Americans on the Move

Joel Kotkin, a respected contributor to on urban issues, recently wrote an article about the migration patterns of Americans and where they are moving.  He predicts the population growth over the next few decades will be largely concentrated “to lower-cost, less regulated and generally less dense regions,” and because of this he places Texas as one of the biggest gainers.  What does this mean for Texas and other booming “Sun-Belt States?” Here are the highlights from the article.  (Here is the article in full).

The red states may have lost the presidential election, but they are winning new residents, largely at the expense of their politically successful blue counterparts. For all the talk of how the Great Recession has driven people — particularly the “footloose young” — toward dense urban centers, Census data reveal that Americans are still drawn to the same sprawling Sun Belt regions as before.

An analysis of domestic migration for the nation’s 51 largest metropolitan statistical areas by demographer Wendell Cox shows that the 10 metropolises with the largest net gains from 2000 through 2009 are in the Sun Belt, led by Phoenix, and followed by Riverside-San Bernardino, Calif.; Atlanta; Dallas-Ft. Worth; and Las Vegas.

Migration has slowed from a high of nearly 2 million annually in 2006 to less than 800,000 last year, but the most recent numbers show that the Sun Belt states, though chastened by the recession, are far from dead, as often alleged. This part of America somehow manages to continue to draw Americans seeking opportunities, in particular from the large coastal metropolitan regions.

The biggest winner has been Texas. The Lone Star state boasts four of the 10 metro areas with the largest net migration gains for the past two years.  Dallas ranks first, followed by Austin in third place, Houston in fifth and San Antonio in eighth.
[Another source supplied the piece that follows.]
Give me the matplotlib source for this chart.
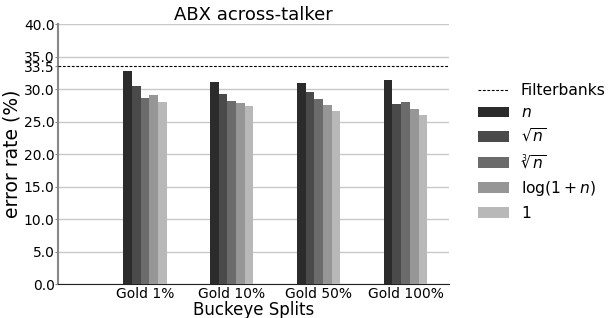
import matplotlib
matplotlib.use('Agg')
import matplotlib.pyplot as plt
import numpy as np

splits = ['Gold 1%', 'Gold 10%', 'Gold 50%', 'Gold 100%']
labels = ['$n$', r'$\sqrt{n}$', r'$\sqrt[3]{n}$', r'$\log(1+n)$', '$1$']
colors = ['#2b2b2b', '#4a4a4a', '#6b6b6b', '#969696', '#b8b8b8']

err_n = [32.8, 31.1, 31.0, 31.4]
err_sqrt = [30.5, 29.3, 29.6, 27.7]
err_cbrt = [28.7, 28.2, 28.5, 28.0]
err_log = [29.1, 27.9, 27.6, 27.0]
err_one = [28.0, 27.4, 26.7, 26.0]
filterbanks = 33.5

series = [err_n, err_sqrt, err_cbrt, err_log, err_one]

fig = plt.figure(figsize=(6.08, 3.18), dpi=100)
ax = fig.add_axes([0.0954, 0.106, 0.643, 0.818])

x = np.arange(len(splits))
width = 0.1
bars = []
for i, (vals, lab, col) in enumerate(zip(series, labels, colors)):
	bars.append(ax.bar(x + (i - 2) * width, vals, width, color=col, label=lab, zorder=3))

fb = ax.axhline(filterbanks, color='black', linestyle=(0, (2.5, 1.5)), linewidth=0.8,
	label='Filterbanks', zorder=4)

ax.set_xlim(-1, 3.5)
ax.set_ylim(0, 40)
ax.set_xticks(x)
ax.set_xticklabels(splits, fontsize=10)
yt = [0, 5, 10, 15, 20, 25, 30, 33.5, 35, 40]
ax.set_yticks(yt)
ax.set_yticklabels([f'{v:.1f}' for v in yt], fontsize=10)
ax.tick_params(axis='x', length=0, pad=2)
ax.tick_params(axis='y', length=2, pad=0.5, color='#888888')
for v in [0, 5, 10, 15, 20, 25, 30, 35, 40]:
	ax.axhline(v, color='#c8c8c8', linewidth=1, zorder=1)

for s in ['top', 'right']:
	ax.spines[s].set_visible(False)
ax.spines['left'].set_color('#888888')
ax.spines['left'].set_linewidth(1.5)
ax.spines['bottom'].set_color('#222222')

ax.set_title('ABX across-talker', fontsize=13, pad=3)
ax.set_ylabel('error rate (%)', fontsize=13.5, labelpad=2)
ax.set_xlabel('Buckeye Splits', fontsize=12, labelpad=0)

fig.legend([fb] + bars, ['Filterbanks'] + labels,
	loc='center left', bbox_to_anchor=(0.763, 0.522), frameon=False, fontsize=11.2,
	handlelength=2.0, handletextpad=0.75, labelspacing=0.45)

fig.savefig('out.png', dpi=100)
In contrast, some of the growth leaders over the 2000-09 period, notably Las Vegas, and to a lesser extent Phoenix, have tumbled considerably in the rankings. The lesson here: a strong economy has to be based on something more than gaming, tourism and home construction. Energy, technology, manufacturing and trade are far preferable as an economic base.

How about the biggest losers? From 2000-09, the metropolitan areas that suffered the biggest net domestic migration losses resemble something of an urbanist dream team: New York, which saw a net outflow of a whopping 1.9 million citizens, followed by the Los Angeles metro area (-1,337,522), Chicago, Detroit, and, despite recent improvements, San Francisco-Oakland. The raw numbers make it clear that California has lost its appeal for migrants from other parts of the U.S., and has become an exporter of people and talent (and income).

What can we expect now? It seems clear that the urban-centric policies of the Obama administration have not changed Americans’ migration patterns. The weak recovery has slowed migration, but expensive, overregulated and dense metropolitan areas continue to lose population to lower-cost, less regulated and generally less dense regions.

If the economy somehow gains strength, it may only serve to further accelerate these trends. The incipient recovery in housing prices seems likely, at least in places like California and the Northeast, to create yet another bubble. This will give people more incentive to move to less expensive areas, particularly those who can cash in by selling a house in a pricier city and moving to a less expensive one. This may be bad news to many urban pundits and big city speculators, but it also should create new opportunities for more perceptive, and less jaded, investors.